EXERCISE PROMPT:
Extract exactly the lines from the top of the records through the line containing "const yMinor = [-0.3, -0.1, 0.1, 0.3, 0.5, 0.7, 0.9]", and keep pictures out of the copy.

Data entries:
◇ ◇ ◇ ◇ ◇ ◇ ◇
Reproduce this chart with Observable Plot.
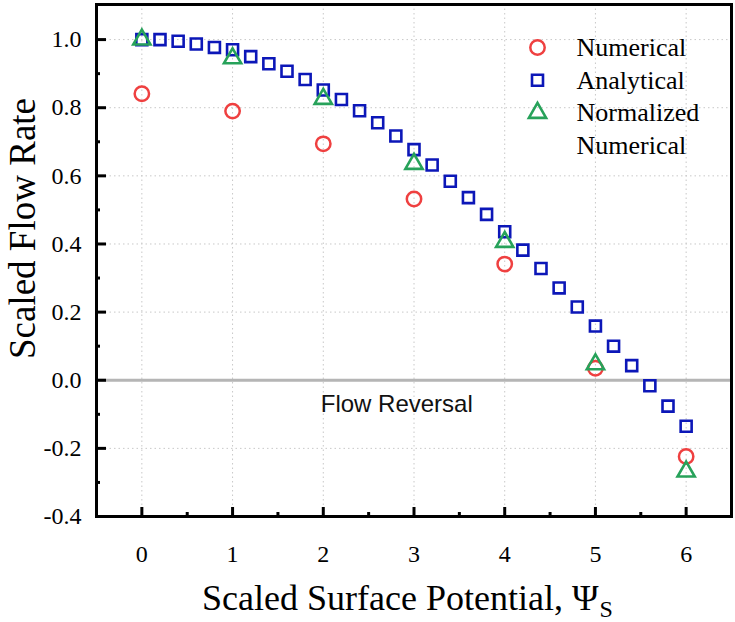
<!DOCTYPE html>
<html>
<head>
<meta charset="utf-8">
<script src="https://cdn.jsdelivr.net/npm/d3@7"></script>
<script src="https://cdn.jsdelivr.net/npm/@observablehq/plot@0.6"></script>
<style>
  body { margin: 0; background: #fff; }
</style>
</head>
<body>
<div id="chart"></div>
<script>
// scaled surface potential where the numerical runs were made
const psiNumerical = [0, 1, 2, 3, 4, 5, 6]
const numerical = [0.841, 0.79, 0.694, 0.532, 0.341, 0.035, -0.224]
const normalized = [1.0, 0.945, 0.826, 0.635, 0.406, 0.047, -0.268]

// analytical curve, every 0.2
const psiAnalytical = [0, 0.2, 0.4, 0.6, 0.8, 1.0, 1.2, 1.4, 1.6, 1.8, 2.0, 2.2, 2.4, 2.6, 2.8, 3.0,
  3.2, 3.4, 3.6, 3.8, 4.0, 4.2, 4.4, 4.6, 4.8, 5.0, 5.2, 5.4, 5.6, 5.8, 6.0]
const analytical = [1.0, 1.0, 0.995, 0.987, 0.977, 0.97, 0.95, 0.929, 0.907, 0.883, 0.852, 0.824,
  0.791, 0.756, 0.717, 0.677, 0.632, 0.584, 0.536, 0.487, 0.436, 0.382, 0.328, 0.271, 0.215, 0.159,
  0.1, 0.043, -0.016, -0.076, -0.135]

const xTicks = [0, 1, 2, 3, 4, 5, 6]
const xMinor = [0.5, 1.5, 2.5, 3.5, 4.5, 5.5]
const yTicks = [-0.4, -0.2, 0.0, 0.2, 0.4, 0.6, 0.8, 1.0]
const yMinor = [-0.3, -0.1, 0.1, 0.3, 0.5, 0.7, 0.9]

const legendNames = ["Numerical", "Analytical", "Normalized", "Numerical"]

const red = "#ef4040", blue = "#0c17b8", green = "#27a25a"

const num = psiNumerical.map((x, i) => ({x, y: numerical[i]}))
const norm = psiNumerical.map((x, i) => ({x, y: normalized[i]}))
const ana = psiAnalytical.map((x, i) => ({x, y: analytical[i]}))

const W = 735, H = 622, mL = 96, mR = 4, mT = 4, mB = 106
const innerW = W - mL - mR, innerH = H - mT - mB

const circle = {symbol: "circle", stroke: red, r: 7.2, strokeWidth: 2.5}
const square = {symbol: "square", stroke: blue, r: 6.2, strokeWidth: 2.6}
const triangle = {symbol: "triangle", stroke: green, r: 6.4, strokeWidth: 2.6}
const legendSymbols = [circle, square, triangle]

const chart = Plot.plot({
  width: W,
  height: H,
  marginLeft: mL,
  marginRight: mR,
  marginTop: mT,
  marginBottom: mB,
  style: {fontFamily: "Liberation Serif", background: "white", color: "black"},
  x: {domain: [-0.5, 6.5]},
  y: {domain: [-0.4, 1.103]},
  marks: [
    // dotted grid
    Plot.ruleX(xTicks, {stroke: "#c8c8c8", strokeDasharray: "1.5,3"}),
    Plot.ruleY(yTicks, {stroke: "#c8c8c8", strokeDasharray: "1.5,3"}),
    // flow reversal line
    Plot.ruleY([0], {stroke: "#b5b5b5", strokeWidth: 3}),
    Plot.text(["Flow Reversal"], {x: 2.81, y: -0.072, fontFamily: "Liberation Sans", fontSize: 24, fill: "#111"}),

    // data
    Plot.dot(ana, {x: "x", y: "y", ...square}),
    Plot.dot(num, {x: "x", y: "y", ...circle}),
    Plot.dot(norm, {x: "x", y: "y", ...triangle}),

    // inward ticks
    Plot.ruleX(xTicks, {insetTop: innerH - 9, strokeWidth: 3}),
    Plot.ruleX(xMinor, {insetTop: innerH - 4, strokeWidth: 3}),
    Plot.ruleY(yTicks, {insetRight: innerW - 10, strokeWidth: 3}),
    Plot.ruleY(yMinor, {insetRight: innerW - 4, strokeWidth: 3}),
    Plot.frame({stroke: "black", strokeWidth: 3}),

    // tick labels
    Plot.axisX(xTicks, {tickSize: 0, tickPadding: 28, fontSize: 24, tickFormat: d => d, label: null}),
    Plot.axisY(yTicks, {tickSize: 0, tickPadding: 15, fontSize: 24, tickFormat: d => d.toFixed(1), label: null}),

    // axis titles
    Plot.text(["Scaled Flow Rate"], {frameAnchor: "left", dx: -73, dy: -32, rotate: -90, textAnchor: "middle", lineAnchor: "middle", fontSize: 37}),
    Plot.text(["Scaled Surface Potential, Ψ"], {frameAnchor: "bottom-left", dx: 502, dy: 82, textAnchor: "end", lineAnchor: "middle", fontSize: 36}),
    Plot.text(["S"], {frameAnchor: "bottom-left", dx: 503, dy: 93, textAnchor: "start", lineAnchor: "middle", fontSize: 24}),

    // legend
    ...legendSymbols.map((s, i) => Plot.dot([s], {frameAnchor: "top-left", dx: 441, dy: 43 + i * 32.7, ...s})),
    ...legendNames.map((name, i) => Plot.text([name], {frameAnchor: "top-left", dx: 480, dy: 43 + i * 32.7, textAnchor: "start", lineAnchor: "middle", fontSize: 26}))
  ]
})

d3.select("#chart").append(() => chart)
</script>
</body>
</html>
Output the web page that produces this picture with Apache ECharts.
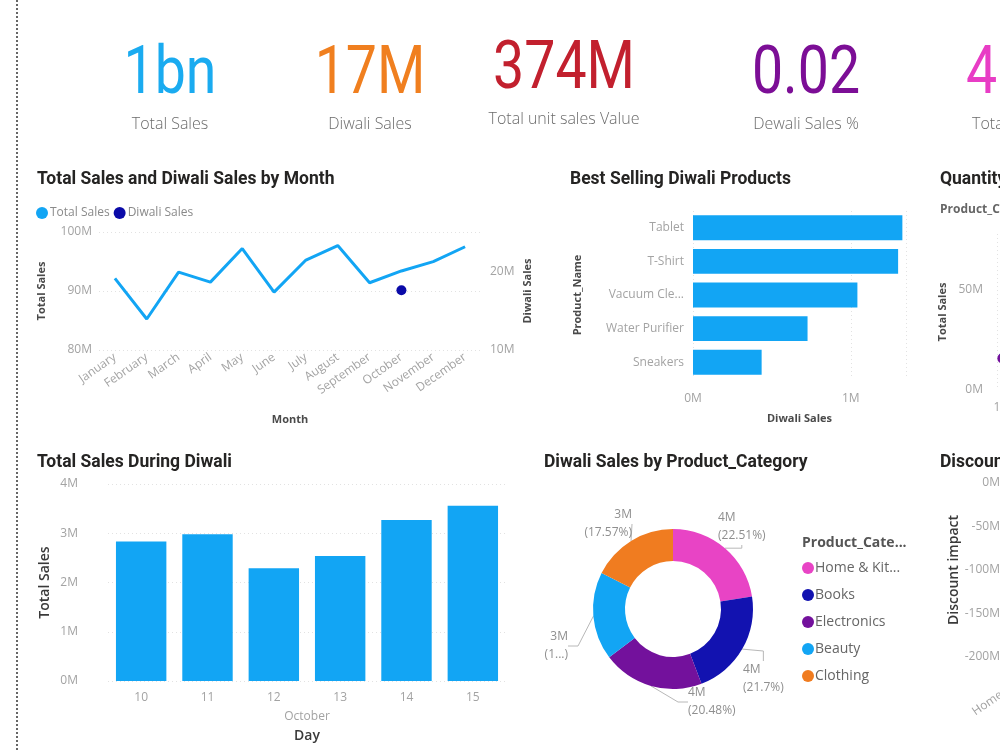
<!DOCTYPE html>
<html><head><meta charset="utf-8">
<script src="https://cdn.jsdelivr.net/npm/echarts@6/dist/echarts.min.js"></script>
<style>html,body{margin:0;padding:0;background:#fff}#c{width:1000px;height:750px}</style>
</head><body><div id="c"></div>
<script>
// ---- data ----
const months = ['January','February','March','April','May','June','July','August','September','October','November','December'];
const totalSalesByMonth = [92.15, 85.25, 93.2, 91.5, 97.2, 89.8, 95.25, 97.7, 91.4, 93.4, 94.97, 97.5]; // M
const diwaliSalesByMonth = ['-', '-', '-', '-', '-', '-', '-', '-', '-', 17.6, '-', '-']; // M
const products = ['Tablet','T-Shirt','Vacuum Cleaner','Water Purifier','Sneakers'];
const productDiwaliSales = [1.327, 1.30, 1.042, 0.726, 0.435]; // M
const diwaliDays = ['10','11','12','13','14','15'];
const diwaliDayMonth = ['October'];
const diwaliDaySales = [2.83, 2.98, 2.29, 2.54, 3.27, 3.56]; // M
const categories = ['Home & Kitchen','Books','Electronics','Beauty','Clothing'];
const categoryDiwaliSales = [3.894, 3.754, 3.543, 3.069, 3.040]; // M
const quantityPoints = [[1.15, 16.5], [1.12, 15.8], [1.18, 16.0]]; // [quantity, total sales M]
const discountImpact = [-190, -175, -165, -150, -140]; // M
const kpiValues = ['1bn','17M','374M','0.02','4'];
const kpiLabels = ['Total Sales','Diwali Sales','Total unit sales Value','Dewali Sales %','Total'];

// ---- styles / layout ----
const C = {blue:'#12A5F4', navy:'#1212B0', purple:'#73119C', pink:'#E844C5', orange:'#F07C20'};
const catColors = [C.pink, C.navy, C.purple, C.blue, C.orange];
const LBL = {color:'#A3A3A3', fontSize:12, fontFamily:'Open Sans'};
const NAME = {color:'#4a4a4a', fontSize:11, fontWeight:'bold', fontFamily:'Open Sans'};
const NAME2 = {color:'#3a3a3a', fontSize:14, fontWeight:600, fontFamily:'Open Sans'};
const SPLIT = {show:true, lineStyle:{color:'#E2E2E2', type:[1,3], width:1}};
const TT = {fontFamily:'Roboto', fontWeight:'bold', fontSize:17.5, color:'#252423'};
const M = v => v + 'M';
// pie label placement (anchor x, centre y, text alignment) per slice
const pieLabelPlace = [[718, 527, 'left'], [743, 679, 'left'], [688, 702, 'left'], [568, 646, 'right'], [632, 524, 'right']];

const kpiX = [170, 370, 564, 806, 966];
const kpiY = [76, 76, 71, 76, 76];
const kpiLY = [124, 124, 119, 124, 124];
const kpiColors = ['#1AABF0', '#F07F1F', '#C2202E', '#7C0E96', '#E83DC5'];
const graphics = [{type:'line', shape:{x1:17, y1:0, x2:17, y2:750}, style:{stroke:'#666', lineWidth:2, lineDash:[2,2]}}];
kpiValues.forEach((t, i) => {
  const last = i === 4;
  graphics.push({type:'text', x:kpiX[i], y:kpiY[i], scaleX:0.84,
    style:{text:t, fill:kpiColors[i], font:'400 66px Roboto', textAlign:last?'left':'center', textVerticalAlign:'middle'}});
  graphics.push({type:'text', x:last?972:kpiX[i], y:kpiLY[i],
    style:{text:kpiLabels[i], fill:'#6b6b6b', font:'300 16px "Open Sans"', textAlign:last?'left':'center', textVerticalAlign:'middle'}});
});

const grids = [
  {left:99, top:232, width:382, height:118},
  {left:693, top:211, width:213, height:168},
  {left:997, top:234, width:400, height:156},
  {left:108, top:484, width:398, height:197},
  {left:1006, top:483, width:420, height:174}
].map(g => Object.assign({outerBoundsMode:'none', containLabel:false}, g));
const noLine = {show:false};

const option = {
  backgroundColor:'#fff',
  animation:false,
  graphic: graphics,
  title: [
    {text:'Total Sales and Diwali Sales by Month', left:32, top:166, textStyle:TT},
    {text:'Best Selling Diwali Products', left:565, top:166, textStyle:TT},
    {text:'Quantity', left:935, top:166, textStyle:TT},
    {text:'Total Sales During Diwali', left:32, top:449, textStyle:TT},
    {text:'Diwali Sales by Product_Category', left:539, top:449, textStyle:TT},
    {text:'Discount impact', left:935, top:449, textStyle:TT},
    {text:'Product_Cate...', left:797, top:531, textStyle:{fontFamily:'Open Sans', fontWeight:'bold', fontSize:14, color:'#555'}},
    {text:'Product_Category', left:935, top:199, textStyle:{fontFamily:'Open Sans', fontWeight:'bold', fontSize:12, color:'#666'}}
  ],
  legend: [
    {data:['Total Sales','Diwali Sales'], left:31, top:202, icon:'circle', itemWidth:12, itemHeight:12, itemGap:4,
      textStyle:{color:'#8a8a8a', fontSize:12, fontFamily:'Open Sans', padding:[0,0,0,-3]}},
    {data:categories, orient:'vertical', left:797, top:556, icon:'circle', itemWidth:12, itemHeight:12, itemGap:13,
      formatter: n => n.length > 12 ? n.slice(0, 10) + '...' : n,
      textStyle:{color:'#666', fontSize:14, fontFamily:'Open Sans', padding:[0,0,0,-4]}}
  ],
  grid: grids,
  xAxis: [
    {gridIndex:0, type:'category', data:months, boundaryGap:true, axisLine:noLine, axisTick:noLine,
      axisLabel:Object.assign({}, LBL, {rotate:35, interval:0, margin:6, fontSize:12}),
      name:'Month', nameLocation:'middle', nameGap:64, nameTextStyle:NAME},
    {gridIndex:1, type:'value', min:0, max:1.35, interval:1, axisLine:noLine, axisTick:noLine,
      axisLabel:Object.assign({}, LBL, {formatter:M, margin:14, showMaxLabel:false}), splitLine:SPLIT,
      name:'Diwali Sales', nameLocation:'middle', nameGap:34, nameTextStyle:NAME},
    {gridIndex:2, type:'value', min:1, max:10, interval:1, axisLine:noLine, axisTick:noLine,
      axisLabel:Object.assign({}, LBL, {margin:12}), splitLine:SPLIT},
    {gridIndex:3, type:'category', data:diwaliDays, axisLine:noLine, axisTick:noLine,
      axisLabel:Object.assign({}, LBL, {margin:11}),
      name:'Day', nameLocation:'middle', nameGap:48, nameTextStyle:NAME2},
    {gridIndex:3, type:'category', data:diwaliDayMonth, position:'bottom', offset:19, axisLine:noLine, axisTick:noLine,
      axisLabel:Object.assign({}, LBL, {margin:11})},
    {gridIndex:4, type:'category', data:categories, axisLine:noLine, axisTick:noLine,
      axisLabel:Object.assign({}, LBL, {rotate:35, interval:0, margin:4})}
  ],
  yAxis: [
    {gridIndex:0, type:'value', min:80, max:100, interval:10, axisLine:noLine, axisTick:noLine,
      axisLabel:Object.assign({}, LBL, {formatter:M, margin:7}), splitLine:SPLIT,
      name:'Total Sales', nameLocation:'middle', nameGap:52, nameTextStyle:NAME},
    {gridIndex:0, type:'value', position:'right', min:10, max:25, interval:10, splitLine:noLine, axisLine:noLine, axisTick:noLine,
      axisLabel:Object.assign({}, LBL, {formatter:M, margin:9, showMaxLabel:false}),
      name:'Diwali Sales', nameLocation:'middle', nameGap:41, nameRotate:90, nameTextStyle:NAME},
    {gridIndex:1, type:'category', data:products, inverse:true, axisLine:noLine, axisTick:noLine,
      axisLabel:Object.assign({}, LBL, {margin:9, width:80, overflow:'truncate', ellipsis:'...'}),
      name:'Product_Name', nameLocation:'middle', nameGap:110, nameTextStyle:NAME},
    {gridIndex:2, type:'value', min:0, max:78, interval:50, splitLine:noLine, axisLine:noLine, axisTick:noLine,
      axisLabel:Object.assign({}, LBL, {formatter:M, margin:14, showMaxLabel:false}),
      name:'Total Sales', nameLocation:'middle', nameGap:49, nameTextStyle:NAME},
    {gridIndex:3, type:'value', min:0, max:4, interval:1, axisLine:noLine, axisTick:noLine,
      axisLabel:Object.assign({}, LBL, {formatter:M, margin:30}), splitLine:SPLIT,
      name:'Total Sales', nameLocation:'middle', nameGap:56, nameTextStyle:NAME2},
    {gridIndex:4, type:'value', min:-200, max:0, interval:50, axisLine:noLine, axisTick:noLine,
      axisLabel:Object.assign({}, LBL, {formatter:M, margin:6}), splitLine:SPLIT,
      name:'Discount impact', nameLocation:'middle', nameGap:40, nameTextStyle:NAME2}
  ],
  series: [
    {name:'Total Sales', type:'line', xAxisIndex:0, yAxisIndex:0, data:totalSalesByMonth, showSymbol:false, symbol:'circle',
      itemStyle:{color:C.blue}, lineStyle:{width:3, color:C.blue}},
    {name:'Diwali Sales', type:'scatter', xAxisIndex:0, yAxisIndex:1, data:diwaliSalesByMonth, symbol:'circle', symbolSize:10,
      itemStyle:{color:'#0A0AA8', opacity:1}},
    {name:'Diwali Sales by Product', type:'bar', xAxisIndex:1, yAxisIndex:2, data:productDiwaliSales, barCategoryGap:'26%',
      itemStyle:{color:C.blue}},
    {name:'Quantity Books', type:'scatter', xAxisIndex:2, yAxisIndex:3, data:[quantityPoints[0]], symbolSize:10, itemStyle:{color:C.navy, opacity:1}},
    {name:'Quantity Electronics', type:'scatter', xAxisIndex:2, yAxisIndex:3, data:[quantityPoints[1]], symbolSize:10, itemStyle:{color:C.purple, opacity:1}},
    {name:'Quantity Home', type:'scatter', xAxisIndex:2, yAxisIndex:3, data:[quantityPoints[2]], symbolSize:10, itemStyle:{color:C.pink, opacity:1}},
    {name:'Total Sales During Diwali', type:'bar', xAxisIndex:3, yAxisIndex:4, data:diwaliDaySales, barCategoryGap:'24%',
      itemStyle:{color:C.blue}},
    {name:'Discount impact', type:'bar', xAxisIndex:5, yAxisIndex:5, data:discountImpact, itemStyle:{color:C.blue}},
    {name:'Diwali Sales by Category', type:'pie', center:[673, 609], radius:[48, 80], startAngle:90, clockwise:true,
      color:catColors, avoidLabelOverlap:false,
      data: categories.map((n, i) => ({name:n, value:categoryDiwaliSales[i]})),
      itemStyle:{borderColor:'#fff', borderWidth:0},
      label:{show:true, position:'outside', color:'#8f8f8f', fontSize:12, fontFamily:'Open Sans', lineHeight:18,
        formatter: p => Math.round(p.value) + 'M\n(' + (p.name === 'Beauty' ? '1...' : p.percent + '%') + ')'},
      labelLine:{show:true, length:8, length2:10, lineStyle:{color:'#B8B8B8', width:1}},
      labelLayout: p => {
        const q = pieLabelPlace[p.dataIndex];
        return {x:q[0], y:q[1], align:q[2], verticalAlign:'middle'};
      }}
  ]
};
const chart = echarts.init(document.getElementById('c'), null, {renderer:'canvas'});
chart.setOption(option);
</script></body></html>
◇ ◇ ◇ ◇ ◇ ◇ ◇
TASK SOLUTION:
Reproduce this chart with Observable Plot.
<!DOCTYPE html>
<html>
<head>
<meta charset="utf-8">
<script src="https://cdn.jsdelivr.net/npm/d3@7"></script>
<script src="https://cdn.jsdelivr.net/npm/@observablehq/plot@0.6"></script>
<style>
  body { margin: 0; background: #fff; }
</style>
</head>
<body>
<div id="chart"></div>
<script>
// scaled surface potential where the numerical runs were made
const psiNumerical = [0, 1, 2, 3, 4, 5, 6]
const numerical = [0.841, 0.79, 0.694, 0.532, 0.341, 0.035, -0.224]
const normalized = [1.0, 0.945, 0.826, 0.635, 0.406, 0.047, -0.268]

// analytical curve, every 0.2
const psiAnalytical = [0, 0.2, 0.4, 0.6, 0.8, 1.0, 1.2, 1.4, 1.6, 1.8, 2.0, 2.2, 2.4, 2.6, 2.8, 3.0,
  3.2, 3.4, 3.6, 3.8, 4.0, 4.2, 4.4, 4.6, 4.8, 5.0, 5.2, 5.4, 5.6, 5.8, 6.0]
const analytical = [1.0, 1.0, 0.995, 0.987, 0.977, 0.97, 0.95, 0.929, 0.907, 0.883, 0.852, 0.824,
  0.791, 0.756, 0.717, 0.677, 0.632, 0.584, 0.536, 0.487, 0.436, 0.382, 0.328, 0.271, 0.215, 0.159,
  0.1, 0.043, -0.016, -0.076, -0.135]

const xTicks = [0, 1, 2, 3, 4, 5, 6]
const xMinor = [0.5, 1.5, 2.5, 3.5, 4.5, 5.5]
const yTicks = [-0.4, -0.2, 0.0, 0.2, 0.4, 0.6, 0.8, 1.0]
const yMinor = [-0.3, -0.1, 0.1, 0.3, 0.5, 0.7, 0.9]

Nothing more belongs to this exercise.